Fugirei do assunto agora para ressaltar outro uso de uma ideia. O argumento ontológico para a existência de deus nos pede para imaginar um ser perfeito,o melhor de todos os seres. O argumento ontológico segue dizendo que tal ser perfeito existe, pois um ser perfeito existente é melhor que um ser perfeito inexistente, o qual portanto não seria perfeito... e se nomeia deus como tal ser perfeito (esta é a parte mais razoável... o maior problema, já vou adiantando, é jogar para esse deus todas as propriedades que os humanos acreditam que ele tem).

Um motivo para o argumento ser furado é: por que podemos comparar coisas dizendo se são melhores ou piores que outras? Isso tem um termo definido em Matemática (conjunto totalmente ordenado). Por que o conjunto de todas as coisas pode ser totalmente ordenado?
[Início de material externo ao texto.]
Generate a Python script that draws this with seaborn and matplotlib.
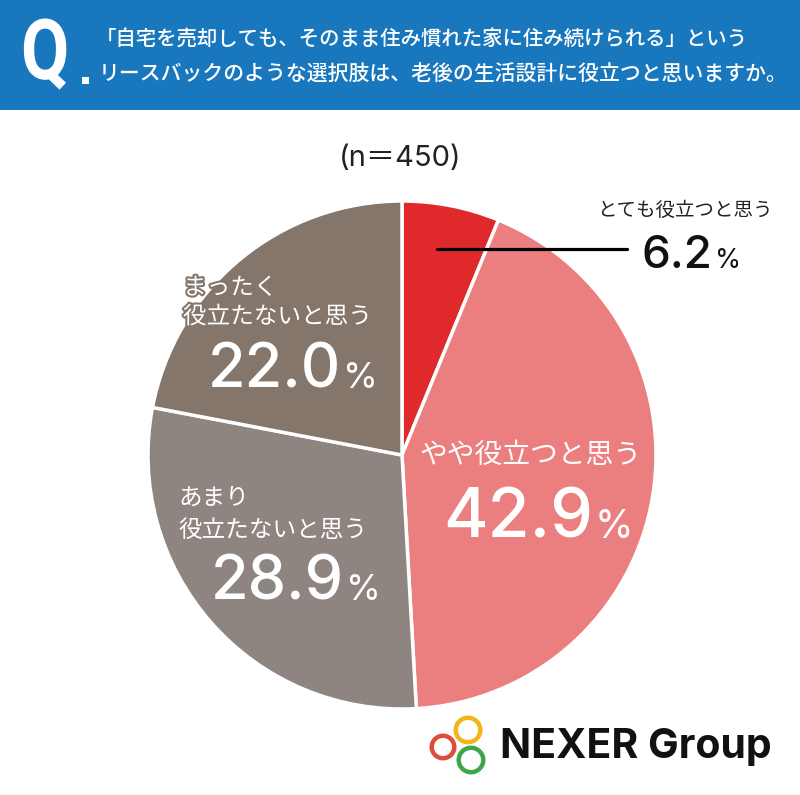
import matplotlib
matplotlib.use('Agg')
import matplotlib.pyplot as plt
import matplotlib.patheffects as pe
import matplotlib.transforms as mtransforms
import seaborn as sns
from matplotlib.patches import Rectangle, Circle, PathPatch
from matplotlib.textpath import TextPath
from matplotlib.font_manager import FontProperties

# data
categories = ["とても役立つと思う", "やや役立つと思う", "あまり\n役立たないと思う", "まったく\n役立たないと思う"]
values = [6.2, 42.9, 28.9, 22.0]
colors = ["#e0292a", "#eb7e7e", "#8f8580", "#85766b"]
n_total = 450
title_lines = ["「自宅を売却しても、そのまま住み慣れた家に住み続けられる」という",
               "リースバックのような選択肢は、老後の生活設計に役立つと思いますか。"]

W, H = 800, 795
sns.set_theme(style="white")
plt.rcParams['font.family'] = ['Noto Sans CJK JP', 'DejaVu Sans']
NUM_FONT = ['Inter', 'Noto Sans CJK JP']

fig = plt.figure(figsize=(W / 100, H / 100), dpi=100)
fig.patch.set_facecolor("white")


def px(x, y):
    return x / W, 1 - y / H


# header band
fig.patches.append(Rectangle((0, 1 - 110 / H), 1, 110 / H, transform=fig.transFigure,
                             facecolor="#1977bd", edgecolor="none", zorder=0))
# narrow "Q" drawn as a squeezed text path
q_path = TextPath((0, 0), "Q", size=1, prop=FontProperties(family="Roboto", weight="bold"))
q_tr = mtransforms.Affine2D().scale(70 / W, 84 / H).translate(21 / W, 1 - 79 / H) + fig.transFigure
fig.patches.append(PathPatch(q_path, facecolor="white", edgecolor="none", transform=q_tr))
fig.patches.append(Rectangle(px(82, 84), 7 / W, 7 / H, transform=fig.transFigure,
                             facecolor="white", edgecolor="none"))
fig.text(*px(96, 39), title_lines[0], color="white", fontsize=14.7, fontweight="medium",
         ha="left", va="center")
fig.text(*px(99, 75), title_lines[1], color="white", fontsize=15, fontweight="medium",
         ha="left", va="center")

fig.text(*px(400, 159), f"(n＝{n_total})", color="#222222", fontsize=21,
         ha="center", va="center", family=NUM_FONT)

# pie
cx, cy, r = 402, 455, 254
ax = fig.add_axes([(cx - r) / W, (H - cy - r) / H, 2 * r / W, 2 * r / H])
ax.pie(values, colors=colors, startangle=90, counterclock=False,
       wedgeprops=dict(edgecolor="white", linewidth=2.5))
ax.set_xlim(-1, 1)
ax.set_ylim(-1, 1)
ax.set_aspect("equal")
ax.axis("off")

renderer = fig.canvas.get_renderer()


def pct_label(x_left, y_base, value, size, color):
    t1 = fig.text(*px(x_left, y_base), f"{value:.1f}", fontsize=size, color=color,
                  ha="left", va="baseline", family=NUM_FONT, fontweight="medium")
    bb = t1.get_window_extent(renderer)
    fig.text(bb.x1 / W + 2 / W, 1 - y_base / H, "%", fontsize=size * 0.58, color=color,
             ha="left", va="baseline", family=NUM_FONT)


# とても役立つと思う (outside label with leader line)
fig.text(*px(597, 210), categories[0], fontsize=14, color="#222222", ha="left", va="center")
fig.add_artist(plt.Line2D([437 / W, 627 / W], [1 - 249 / H, 1 - 249 / H],
                          color="black", linewidth=2.3, transform=fig.transFigure))
pct_label(642, 268, values[0], 33, "#111111")

# やや役立つと思う
fig.text(*px(530, 455), categories[1], fontsize=20, color="white", ha="center", va="center")
pct_label(443, 538, values[1], 49, "white")

# あまり
fig.text(*px(178, 498), "あまり", fontsize=17, color="white", ha="left", va="center")
fig.text(*px(178, 530), "役立たないと思う", fontsize=17, color="white", ha="left", va="center")
pct_label(211, 600, values[2], 44, "white")

# まったく (outlined where it runs past the pie edge)
outline = [pe.withStroke(linewidth=3, foreground=colors[3])]
fig.text(*px(183, 288), "まったく", fontsize=17, color="white", ha="left", va="center",
         path_effects=outline)
fig.text(*px(183, 317), "役立たないと思う", fontsize=17, color="white", ha="left", va="center",
         path_effects=outline)
pct_label(208, 388, values[3], 44, "white")

# logo
for (lx, ly, lr, lc) in [(443, 747, 11.3, "#e04b3a"), (468, 730, 12.3, "#f2b61b"),
                         (471, 760, 12.3, "#3ea64a")]:
    fig.patches.append(Circle(px(lx, ly), lr / W, transform=fig.transFigure,
                              facecolor="none", edgecolor=lc, linewidth=3.2))
fig.text(*px(500, 747), "NEXER Group", fontsize=29.5, fontweight="bold", color="#111111",
         ha="left", va="center", family=["Inter", "DejaVu Sans"])

fig.savefig("out.png", dpi=100, facecolor="white")
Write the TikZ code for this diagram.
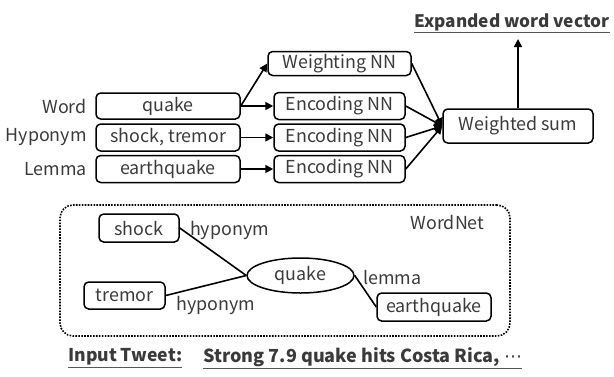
\documentclass[tikz,border=0pt]{standalone}
\usepackage{fontspec}
\setmainfont{Noto Sans CJK JP}
\newfontfamily\symfont{DejaVu Sans}
\usetikzlibrary{arrows.meta,shapes.geometric}
\definecolor{txt}{HTML}{3A3A3A}
\begin{document}
\begin{tikzpicture}[x=0.75pt,y=-0.75pt,
  font=\fontsize{13.4}{15}\selectfont, text=txt,
  box/.style={draw=black, line width=1.5pt*0.75, rounded corners=3.5pt,
    inner sep=0pt, minimum width=#1*0.75pt},
  lbl/.style={inner sep=0pt},
  conn/.style={line width=1.6pt*0.75, black},
  arr/.style={conn, -{Triangle[length=6pt,width=6pt]}},
  uline/.style={line width=1.3pt*0.75, txt!85},
  title/.style={inner sep=0pt, font=\fontsize{#1}{15}\selectfont\bfseries}]
\useasboundingbox (0,0) rectangle (614,376);

% input words and their roles
\node[box=144, minimum height=26*0.75pt] (qk)  at (168,106) {quake};
\node[box=144, minimum height=27*0.75pt] (hyp) at (168,137.5) {shock, tremor};
\node[box=144, minimum height=27*0.75pt] (lem) at (168,169) {earthquake};
\node[lbl, anchor=east] (lword) at (87,106) {Word};
\node[lbl, anchor=east] (lhyp)  at (87,137.5) {Hyponym};
\node[lbl, anchor=east] (llem)  at (87,169) {Lemma};

% networks
\node[box=143, minimum height=24*0.75pt] (wnn)  at (339.5,63.5) {Weighting NN};
\node[box=131, minimum height=27*0.75pt] (enc1) at (339.5,106) {Encoding NN};
\node[box=131, minimum height=27*0.75pt] (enc2) at (339.5,137.5) {Encoding NN};
\node[box=131, minimum height=27*0.75pt] (enc3) at (339.5,169) {Encoding NN};
\node[box=150, minimum height=34*0.75pt] (wsum) at (518,126) {Weighted sum};

\node[title=12.9] (out) at (512,22) {Expanded word vector};
\draw[uline] ([yshift=-1.2pt]out.south west) -- ([yshift=-1.2pt]out.south east);
\coordinate (outtip) at (518,39);

\draw[arr] (qk.east) -- (wnn.west);
\draw[arr] (qk.east) -- (enc1.west);
\draw[arr] (hyp.east) -- (enc2.west);
\draw[arr] (lem.east) -- (enc3.west);
\draw[arr] (wnn.east) -- (wsum.west);
\draw[arr] (enc1.east) -- (wsum.west);
\draw[arr] (enc2.east) -- (wsum.west);
\draw[arr] (enc3.east) -- (wsum.west);
\draw[arr] (wsum.north) -- (outtip);

% WordNet excerpt
\node[draw=black, densely dotted, line width=1.6pt*0.75, rounded corners=13*0.75pt,
  minimum width=450*0.75pt, minimum height=131*0.75pt, inner sep=0pt] (wn) at (285,270.5) {};
\node[lbl] (wnlbl) at (447.5,222) {WordNet};
\node[box=80, minimum height=28*0.75pt] (shock) at (139,228) {shock};
\node[box=81, minimum height=27*0.75pt] (tremor) at (124.5,295.5) {tremor};
\node[draw=black, line width=1.5pt*0.75, ellipse, inner sep=0pt,
  minimum width=107*0.75pt, minimum height=35*0.75pt] (wq) at (300.5,275.5) {quake};
\node[box=114, minimum height=28*0.75pt] (eq) at (434,307) {earthquake};
\draw[conn] (shock.east) -- (wq.west);
\draw[conn] (tremor.east) -- (wq.west);
\draw[conn] (wq.east) -- (eq.west);
\node[lbl] (h1) at (229.5,230) {hyponym};
\node[lbl] (h2) at (216,305) {hyponym};
\node[lbl] (lm) at (392.5,277) {lemma};

% input sentence
\node[title=13.2, anchor=west] (intw) at (68,357) {Input Tweet:};
\draw[uline] ([yshift=-1.2pt]intw.south west) -- ([yshift=-1.2pt]intw.south east);
\node[title=13.5, anchor=west] (tweet) at (203,357) {Strong 7.9 quake hits Costa Rica,\ {\symfont\mdseries ⋯}};
\draw[uline] ([yshift=-1.2pt]tweet.south west) -- ([yshift=-1.2pt]tweet.south east);
\end{tikzpicture}
\end{document}
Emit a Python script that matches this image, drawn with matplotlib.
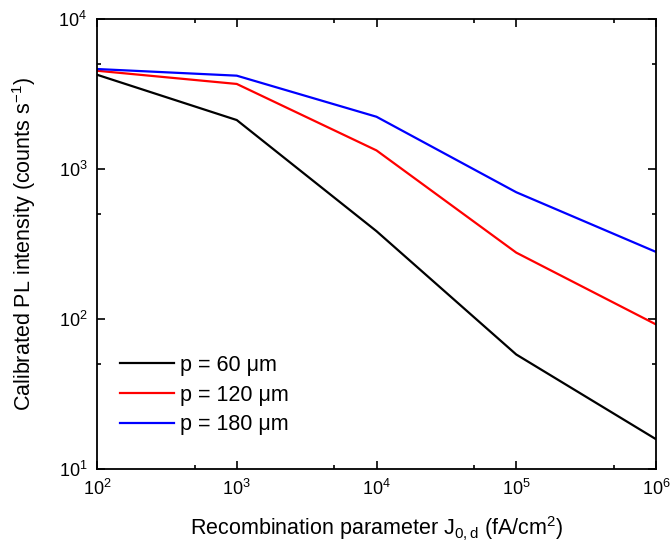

Na verdade, existe uma coisa que se chama Axioma da Escolha, que diz que todo conjunto pode ser bem ordenado (como consequência totalmente ordenado, mas são coisas distintas). Mas o ponto chave é: essa boa ordenação satisfaz o que queremos? Queremos que haja um supremo (o perfeito é o ser que é melhor do que todos os outros), mas não só isso. Há outro ponto crucial: o que tal ordem tem a ver com as medidas humanas do que é bom ou ruim? Esse na verdade é o ponto mais forte e significativo. Sem ele, mesmo que se considere o Axioma da Escolha e que existe tal supremo, deus, o ser perfeito, pode ser qualquer coisa, como uma toalha artesanal norueguesa... Pegando outro exemplo da Matemática, os números complexos têm uma ordem total (a lexicográfica, por exemplo). Mas quando exigimos que uma ordem nos complexos satisfaça condições que parecem razoáveis (tipo produto de positivos ser positivo, aqui supondo a existência de um zero e de um produto, e portanto um anel pelo menos), prova-se que não existe tal ordem!